[start DATASET SECTION]

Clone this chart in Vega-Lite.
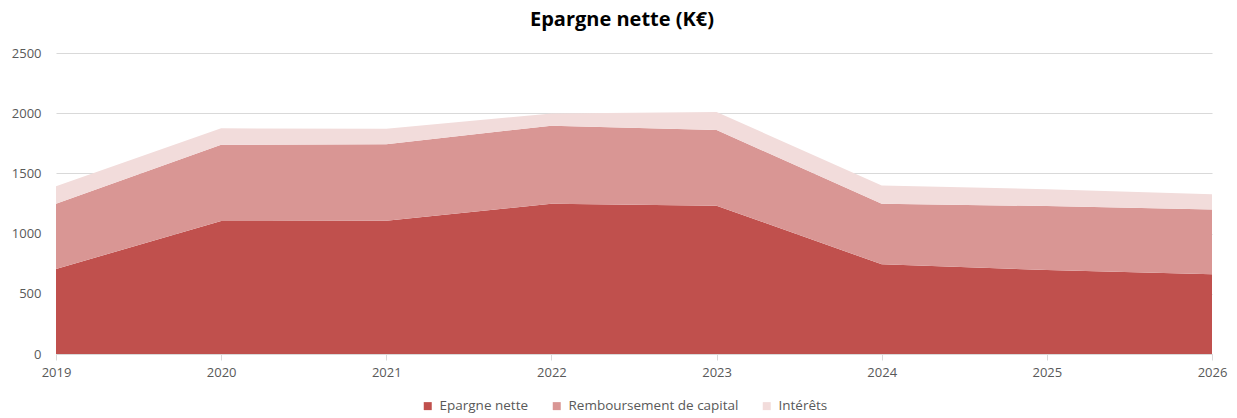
{
  "$schema": "https://vega.github.io/schema/vega-lite/v6.json",
  "autosize": {"type": "none"},
  "padding": {"left": 56, "top": 53, "right": 25, "bottom": 64},
  "width": 1156,
  "height": 301,
  "background": "white",
  "title": {"text": "Epargne nette (K€)", "fontSize": 20, "fontWeight": "bold", "font": "Open Sans", "color": "#000000", "offset": 17, "anchor": "middle", "dx": -12},
  "data": {"values": [
    {"year": "2019", "serie": "Epargne nette", "value": 706},
    {"year": "2019", "serie": "Remboursement de capital", "value": 542},
    {"year": "2019", "serie": "Intérêts", "value": 145},
    {"year": "2020", "serie": "Epargne nette", "value": 1105},
    {"year": "2020", "serie": "Remboursement de capital", "value": 633},
    {"year": "2020", "serie": "Intérêts", "value": 136},
    {"year": "2021", "serie": "Epargne nette", "value": 1107},
    {"year": "2021", "serie": "Remboursement de capital", "value": 635},
    {"year": "2021", "serie": "Intérêts", "value": 128},
    {"year": "2022", "serie": "Epargne nette", "value": 1248},
    {"year": "2022", "serie": "Remboursement de capital", "value": 648},
    {"year": "2022", "serie": "Intérêts", "value": 102},
    {"year": "2023", "serie": "Epargne nette", "value": 1232},
    {"year": "2023", "serie": "Remboursement de capital", "value": 628},
    {"year": "2023", "serie": "Intérêts", "value": 150},
    {"year": "2024", "serie": "Epargne nette", "value": 745},
    {"year": "2024", "serie": "Remboursement de capital", "value": 503},
    {"year": "2024", "serie": "Intérêts", "value": 152},
    {"year": "2025", "serie": "Epargne nette", "value": 698},
    {"year": "2025", "serie": "Remboursement de capital", "value": 531},
    {"year": "2025", "serie": "Intérêts", "value": 139},
    {"year": "2026", "serie": "Epargne nette", "value": 662},
    {"year": "2026", "serie": "Remboursement de capital", "value": 539},
    {"year": "2026", "serie": "Intérêts", "value": 125}
  ]},
  "transform": [
    {"calculate": "indexof(['Epargne nette','Remboursement de capital','Intérêts'], datum.serie)", "as": "ord"}
  ],
  "mark": {"type": "area", "opacity": 1},
  "encoding": {
    "x": {
      "field": "year", "type": "ordinal",
      "scale": {"type": "point", "padding": 0},
      "axis": {"title": null, "labelAngle": 0, "labelFont": "Open Sans", "labelFontSize": 13, "labelColor": "#595959", "domainColor": "#d9d9d9", "tickColor": "#d9d9d9", "tickSize": 6, "labelPadding": 6, "grid": false}
    },
    "y": {
      "field": "value", "type": "quantitative", "stack": "zero",
      "scale": {"domain": [0, 2500]},
      "axis": {"title": null, "values": [0, 500, 1000, 1500, 2000, 2500], "format": "d", "labelFont": "Open Sans", "labelFontSize": 13, "labelColor": "#595959", "domain": false, "ticks": false, "labelPadding": 15, "gridColor": "#d9d9d9", "gridWidth": 1}
    },
    "color": {
      "field": "serie", "type": "nominal",
      "scale": {"domain": ["Epargne nette", "Remboursement de capital", "Intérêts"], "range": ["#C0504D", "#D99694", "#F2DCDB"]},
      "legend": {"title": null, "orient": "none", "direction": "horizontal", "legendX": 365, "legendY": 346, "symbolType": "square", "symbolSize": 64, "symbolStrokeWidth": 0, "labelFont": "Open Sans", "labelFontSize": 13.5, "labelColor": "#595959", "labelLimit": 400, "columnPadding": 21, "labelOffset": 5}
    },
    "order": {"field": "ord", "type": "quantitative", "sort": "ascending"}
  },
  "config": {"view": {"stroke": null}}
}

[end DATASET SECTION]

Your copy of the data should match it exactly, except that pictures are left out.

» SOLUTION BELOW
Clone this chart in Vega-Lite.
{
  "$schema": "https://vega.github.io/schema/vega-lite/v6.json",
  "autosize": {"type": "none"},
  "padding": {"left": 56, "top": 53, "right": 25, "bottom": 64},
  "width": 1156,
  "height": 301,
  "background": "white",
  "title": {"text": "Epargne nette (K€)", "fontSize": 20, "fontWeight": "bold", "font": "Open Sans", "color": "#000000", "offset": 17, "anchor": "middle", "dx": -12},
  "data": {"values": [
    {"year": "2019", "serie": "Epargne nette", "value": 706},
    {"year": "2019", "serie": "Remboursement de capital", "value": 542},
    {"year": "2019", "serie": "Intérêts", "value": 145},
    {"year": "2020", "serie": "Epargne nette", "value": 1105},
    {"year": "2020", "serie": "Remboursement de capital", "value": 633},
    {"year": "2020", "serie": "Intérêts", "value": 136},
    {"year": "2021", "serie": "Epargne nette", "value": 1107},
    {"year": "2021", "serie": "Remboursement de capital", "value": 635},
    {"year": "2021", "serie": "Intérêts", "value": 128},
    {"year": "2022", "serie": "Epargne nette", "value": 1248},
    {"year": "2022", "serie": "Remboursement de capital", "value": 648},
    {"year": "2022", "serie": "Intérêts", "value": 102},
    {"year": "2023", "serie": "Epargne nette", "value": 1232},
    {"year": "2023", "serie": "Remboursement de capital", "value": 628},
    {"year": "2023", "serie": "Intérêts", "value": 150},
    {"year": "2024", "serie": "Epargne nette", "value": 745},
    {"year": "2024", "serie": "Remboursement de capital", "value": 503},
    {"year": "2024", "serie": "Intérêts", "value": 152},
    {"year": "2025", "serie": "Epargne nette", "value": 698},
    {"year": "2025", "serie": "Remboursement de capital", "value": 531},
    {"year": "2025", "serie": "Intérêts", "value": 139},
    {"year": "2026", "serie": "Epargne nette", "value": 662},
    {"year": "2026", "serie": "Remboursement de capital", "value": 539},
    {"year": "2026", "serie": "Intérêts", "value": 125}
  ]},
  "transform": [
    {"calculate": "indexof(['Epargne nette','Remboursement de capital','Intérêts'], datum.serie)", "as": "ord"}
  ],
  "mark": {"type": "area", "opacity": 1},
  "encoding": {
    "x": {
      "field": "year", "type": "ordinal",
      "scale": {"type": "point", "padding": 0},
      "axis": {"title": null, "labelAngle": 0, "labelFont": "Open Sans", "labelFontSize": 13, "labelColor": "#595959", "domainColor": "#d9d9d9", "tickColor": "#d9d9d9", "tickSize": 6, "labelPadding": 6, "grid": false}
    },
    "y": {
      "field": "value", "type": "quantitative", "stack": "zero",
      "scale": {"domain": [0, 2500]},
      "axis": {"title": null, "values": [0, 500, 1000, 1500, 2000, 2500], "format": "d", "labelFont": "Open Sans", "labelFontSize": 13, "labelColor": "#595959", "domain": false, "ticks": false, "labelPadding": 15, "gridColor": "#d9d9d9", "gridWidth": 1}
    },
    "color": {
      "field": "serie", "type": "nominal",
      "scale": {"domain": ["Epargne nette", "Remboursement de capital", "Intérêts"], "range": ["#C0504D", "#D99694", "#F2DCDB"]},
      "legend": {"title": null, "orient": "none", "direction": "horizontal", "legendX": 365, "legendY": 346, "symbolType": "square", "symbolSize": 64, "symbolStrokeWidth": 0, "labelFont": "Open Sans", "labelFontSize": 13.5, "labelColor": "#595959", "labelLimit": 400, "columnPadding": 21, "labelOffset": 5}
    },
    "order": {"field": "ord", "type": "quantitative", "sort": "ascending"}
  },
  "config": {"view": {"stroke": null}}
}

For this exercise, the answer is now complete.